The Dover Arms was one of the very few pub names that Dover never actually had, although the frontage could well have been taken from blueprints of another local pub. If anyone reading this can identify which pub it could have been taken from, please let me know. There are plenty of photographs on this site with which to compare.

Chris Grimes suggests the "Criterion."

 

From the Dover Express, 1 March 2001. By TERRY SUTTON.

So what is going on with our old wartime street?

Secret meeting held to discuss treasure.

MYSTERY surrounds the future of the mock wartime street which stands at the now defunct White Cliffs Experience.

The former attraction had been sold to Plymouth for its 'dome' for £10,000 but publicity about the sale has sparked fresh interest in keeping it in Dover.

Many of the other items which remained in the Experience are to be handed on to the museum next door.

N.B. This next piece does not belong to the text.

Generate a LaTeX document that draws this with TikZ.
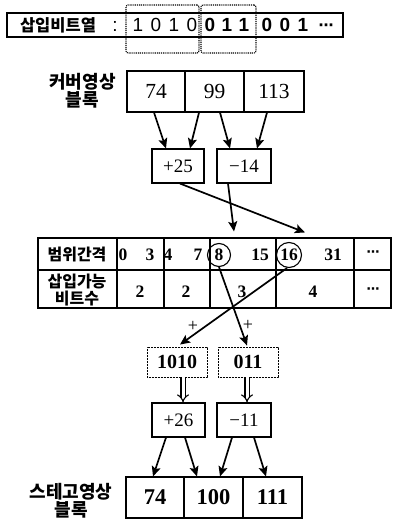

One idea put forward is that the wartime street, along with its sirens and exploding bombs, should be moved to Ladywell where there are proposals to convert part of the former South Kent College into a community centre.

Last week the council's Labour-controlled cabinet went into secret session to hear a report from Roger Madge, the director of economic development, on The White Cliffs Experience Wartime Street.

After the meeting official lips were sealed about what the cabinet is recommending to the policy and services committee, meeting on March 6, about the street's future.

Finance director Richard Bowditch did admit that the cabinet had made "recommendations" (in the plural) to the policy committee.

Mr Bowditch said: "One of these recommendations will be that the original decision to sell to Plymouth should be implemented."

The other recommendation, or recommendations, remain a mystery but no doubt will cause controversy.

The White Cliff Experience shut its door for the last time recently after a decade dogged by bad publicity and poor attendance figures.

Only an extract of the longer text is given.